Government began addressing a large environmental threat: leaks from
underground storage tanks contaminating drinking water. The tanks at both active
and abandoned gas station/convenience store operations located throughout the
country were the primary sources of such leaking. Most of the tanks were metal
and, as they aged, were prone to leaks and no provisions
to monitor or periodically test them existed.
Many service stations
that, for various reasons, had gone out of business, resulted in numerous
vacant and/or abandoned properties. The underground gasoline storage tanks at
these locations had to be removed or sealed and previous leakage damage cleaned
up before they could be used for other purposes. All too often, the owners were
unknown, could not be located, or were unable or unwilling to pay the cleanup
costs.
A massive effort was needed to identify those tanks, test them, retrofit
or abandon them, and clean up the damage to underground sources of drinking
water. Because the environmental and economic problems existed in all 50
states, the action needed to address and resolve the problem had to take place
at the federal level. That action occurred in 1984 with the enaction of the
Hazardous and Solid Waste Amendment to the Resource Conservation and Recovery
Act (RCRA).
The RCRA empowered the
federal Environmental Protection Agency (EPA) to regulate storage of hazardous
materials in all 50 states to protect human health and the environment. The
Hazardous and Solid Waste Amendment was directed primarily at the serious
problem of leaking underground petroleum storage tanks. The regulations further
allowed a state to create an agency to oversee implementation of the various
Acts and their amendments, subject to EPA approval.
The Hazardous and Solid Waste Amendment is Subchapter One of the RCRA
consisting of eight categories of regulations. Owners or operators of
underground storage tanks were required to:
This Act originally allowed a limited number of options and a few state
trust funds were added later. Tank owners or operators must do one of the
following:
The guarantor or
self-insurer must have at least $10,000,000 in net worth. The insurance
industry was slow to respond to this need at first. A few states established
State Funds and/or allowed groups such as the Petroleum Marketers to set up
captives or risk retention groups and these entities filled much of the void.

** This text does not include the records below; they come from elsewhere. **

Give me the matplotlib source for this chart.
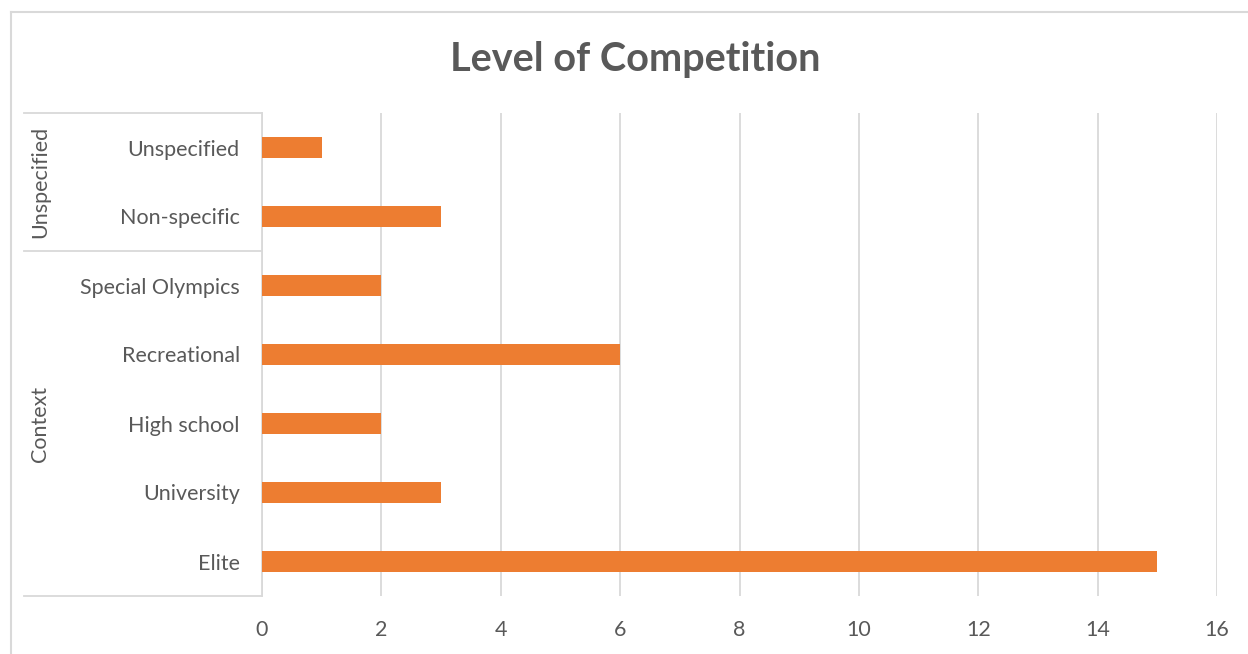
import matplotlib
matplotlib.use("Agg")
import matplotlib.pyplot as plt
import matplotlib.transforms as mtransforms
from matplotlib.lines import Line2D

# data, bottom to top
categories = ["Elite", "University", "High school", "Recreational",
              "Special Olympics", "Non-specific", "Unspecified"]
counts = [15, 3, 2, 6, 2, 3, 1]
groups = ["Context", "Unspecified"]
group_sizes = [5, 2]
x_ticks = [0, 2, 4, 6, 8, 10, 12, 14, 16]

text_color = "#595959"
line_color = "#d9d9d9"
bar_color = "#ED7D31"

plt.rcParams['font.family'] = ['Lato', 'DejaVu Sans']

W, H = 1248, 654
fig = plt.figure(figsize=(W / 100, H / 100), dpi=100)
ax = fig.add_axes([262 / W, 58 / H, 955 / W, 483 / H])

y = list(range(len(categories)))
ax.barh(y, counts, height=0.3, color=bar_color, zorder=3)

ax.set_xlim(0, 16)
ax.set_ylim(-0.5, len(categories) - 0.5)
ax.set_xticks(x_ticks)
ax.set_xticklabels([str(t) for t in x_ticks])
ax.set_yticks(y)
ax.set_yticklabels(categories)

ax.grid(axis='x', color=line_color, linewidth=1.3, zorder=0)
ax.tick_params(axis='both', length=0, labelsize=15.5, colors=text_color)
ax.tick_params(axis='y', pad=16)
ax.tick_params(axis='x', pad=17)

for side in ['top', 'right', 'bottom']:
    ax.spines[side].set_visible(False)
ax.spines['left'].set_color(line_color)
ax.spines['left'].set_linewidth(1.3)

# group separators and group labels on the left
trans = mtransforms.blended_transform_factory(ax.transAxes, ax.transData)
x0 = (24 - 262) / 955
start = -0.5
bounds = [start]
for g, n in zip(groups, group_sizes):
    end = start + n
    bounds.append(end)
    ax.text((40 - 262) / 955, (start + end) / 2, g, transform=trans,
            rotation=90, ha='center', va='center', fontsize=15.5,
            color=text_color)
    start = end
for b in bounds:
    ax.add_line(Line2D([x0, 0], [b, b], transform=trans, color=line_color,
                       linewidth=1.3, clip_on=False))

fig.suptitle("Level of Competition", x=635 / W, y=1 - 60 / H,
             va='center', fontsize=28.5, fontweight='bold', color=text_color)

# chart border
fig.add_artist(Line2D([11 / W, 11 / W], [0, 1 - 12 / H], transform=fig.transFigure,
                      color=line_color, linewidth=1.5))
fig.add_artist(Line2D([11 / W, 1], [1 - 12 / H, 1 - 12 / H], transform=fig.transFigure,
                      color=line_color, linewidth=1.5))

fig.savefig("out.png", dpi=100)
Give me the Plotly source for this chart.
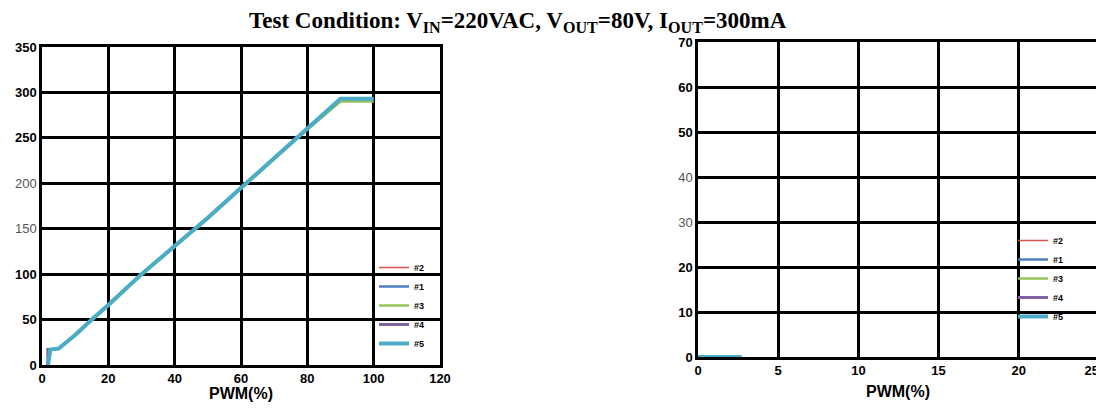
import plotly.graph_objects as go

series_names = ["#2", "#1", "#3", "#4", "#5"]
series_colors = ["#d9534f", "#4a7ebb", "#98c35a", "#8064a2", "#4bacc6"]
series_widths = [1.5, 2.5, 2.5, 3, 4]

# left chart: PWM (%) vs output (mA)
left_x = [1.8, 1.8, 2.5, 5, 10, 15, 20, 30, 40, 50, 60, 70, 80, 90, 100]
left_y = {
    "#2": [0, 17, 17, 18, 33, 50, 66, 100, 131, 162, 195, 228, 260, 293, 293],
    "#1": [0, 17, 17, 18, 33, 50, 66, 100, 131, 162, 195, 228, 260, 293, 293],
    "#3": [0, 17, 17, 18, 33, 49, 65, 99, 130, 161, 194, 227, 259, 290, 290],
    "#4": [0, 17, 17, 18, 33, 50, 66, 100, 131, 162, 195, 228, 260, 293, 293],
    "#5": [0, 0, 17, 18, 33, 50, 66, 100, 131, 162, 195, 228, 260, 293, 293],
}
# right chart: zoomed low range
right_x = [0, 1, 2, 2.7]
right_y = {
    "#2": [0, 0, 0, 0],
    "#1": [0, 0, 0, 0],
    "#3": [0, 0, 0, 0],
    "#4": [0, 0, 0, 0],
    "#5": [0, 0, 0, 0],
}

left_xticks = [0, 20, 40, 60, 80, 100, 120]
left_yticks = [0, 50, 100, 150, 200, 250, 300, 350]
left_ygrey = [150, 200]
right_xticks = [0, 5, 10, 15, 20, 25]
right_yticks = [0, 10, 20, 30, 40, 50, 60, 70]
right_ygrey = [30, 40]

W, H = 1104, 410
OFF = 8  # page body margin offset

fig = go.Figure()
for i, n in enumerate(series_names):
    fig.add_trace(go.Scatter(x=left_x, y=left_y[n], mode="lines", name="<b>%s</b>" % n,
                             line=dict(color=series_colors[i], width=series_widths[i]),
                             xaxis="x", yaxis="y", legend="legend"))
for i, n in enumerate(series_names):
    fig.add_trace(go.Scatter(x=right_x, y=right_y[n], mode="lines", name="<b>%s</b>" % n,
                             line=dict(color=series_colors[i], width=series_widths[i]),
                             xaxis="x2", yaxis="y2", legend="legend2"))


def yt(vals, grey):
    out = []
    for v in vals:
        if v in grey:
            out.append("<span style='color:#555555'>%d</span>" % v)
        else:
            out.append("<b>%d</b>" % v)
    return out


def xt(vals, last_pad=False):
    out = ["<b>%d</b>" % v for v in vals]
    if last_pad:
        out[-1] = out[-1] + "\u00a0\u00a0\u00a0\u00a0"
    return out


def px(x):
    return (x - OFF) / W


def py(y):
    return 1 - (y - OFF) / H


axis_common = dict(showline=True, linecolor="black", linewidth=2.5, mirror=True,
                   showgrid=True, gridcolor="black", gridwidth=2.5, zeroline=False,
                   automargin=False, ticks="", ticklabeloverflow="allow",
                   tickfont=dict(family="Liberation Sans", size=13, color="black"))

fig.update_layout(
    width=W, height=H,
    margin=dict(l=0, r=0, t=0, b=0),
    paper_bgcolor="white", plot_bgcolor="white",
    xaxis=dict(domain=[px(42), px(440)], range=[0, 120], tickvals=left_xticks,
               ticktext=xt(left_xticks), anchor="y", **axis_common),
    yaxis=dict(domain=[py(365), py(47)], range=[0, 350], tickvals=left_yticks,
               ticktext=yt(left_yticks, left_ygrey), anchor="x", **axis_common),
    xaxis2=dict(domain=[px(698), px(1099)], range=[0, 25], tickvals=right_xticks,
                ticktext=xt(right_xticks, True), anchor="y2", **axis_common),
    yaxis2=dict(domain=[py(357), py(42)], range=[0, 70], tickvals=right_yticks,
                ticktext=yt(right_yticks, right_ygrey), anchor="x2", **axis_common),
    legend=dict(x=px(374), y=py(253), xanchor="left", yanchor="top",
                bgcolor="rgba(0,0,0,0)",
                font=dict(family="Liberation Sans", size=9, color="black"),
                itemwidth=30, tracegroupgap=0),
    legend2=dict(x=px(1013), y=py(226), xanchor="left", yanchor="top",
                 bgcolor="rgba(0,0,0,0)",
                 font=dict(family="Liberation Sans", size=9, color="black"),
                 itemwidth=30, tracegroupgap=0),
    annotations=[
        dict(text="<b>Test Condition: V<sub>IN</sub>=220VAC, V<sub>OUT</sub>=80V, I<sub>OUT</sub>=300mA</b>",
             x=px(518), y=py(22), xref="paper", yref="paper", xanchor="center",
             yanchor="middle", showarrow=False,
             font=dict(family="Liberation Serif", size=23, color="black")),
        dict(text="<b>PWM(%)</b>", x=px(241), y=py(393), xref="paper", yref="paper",
             xanchor="center", yanchor="middle", showarrow=False,
             font=dict(family="Liberation Sans", size=16, color="black")),
        dict(text="<b>PWM(%)</b>", x=px(898), y=py(391), xref="paper", yref="paper",
             xanchor="center", yanchor="middle", showarrow=False,
             font=dict(family="Liberation Sans", size=16, color="black")),
    ],
)

fig.write_html("out.html")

This article addresses only the insurance alternative. Most states have phased
out their underground storage tank-related funds since 1998 and have
transferred the burden to the private sector. However, captives are still major
competitors for private insurance.
The Insurance Services
Office (ISO) developed the first version of the Underground Storage Tank Policy–Designated
Tanks in 1991. It worked closely with the EPA to be certain that it met EPA
financial responsibility requirements. Much of the policy language came
directly from the applicable EPA regulations. In turn, the EPA thoroughly reviewed
the policy and determined that it complied with all government and EPA
regulations. Its release was temporarily suspended
when it appeared that the government would delay the effective date and perhaps
change some of the regulatory conditions. ISO finalized and released the policy
when the EPA finally clarified and announced the dates, regulations, and
conditions of compliance.
When the Hazardous and
Solid Waste Amendment to the RCRA was announced in 1984, it was estimated that
5,000,000 underground tanks containing petroleum products were scattered across
the country. The overwhelming task of simply identifying the tank locations
began. Corrective action costs due to the need to retrofit, replace, or seal
existing tanks and to clean up the ground around the ones that had leaked petroleum
products were overwhelming. The RCRA was amended again in 1986 to create the
Leaking UST Trust Fund (LUST). Its purpose was to pay corrective action costs
in cases where the owner and/or operator was unknown, could not be located, was
unable or was unwilling to pay the cleanup costs.
Congress enacted the
legislation known as the Comprehensive Environmental Response, Compensation,
and Liability Act (also known as Superfund) in 1980. While “Superfund” operates
independently from the RCRA, it influences the regulations EPA publishes in the
Code of Federal Regulations (CFR) (40 CFR 280 UST). CFR is the publication
established for federal agencies to use to distribute up-to-date regulations
developed in response to federal legislation.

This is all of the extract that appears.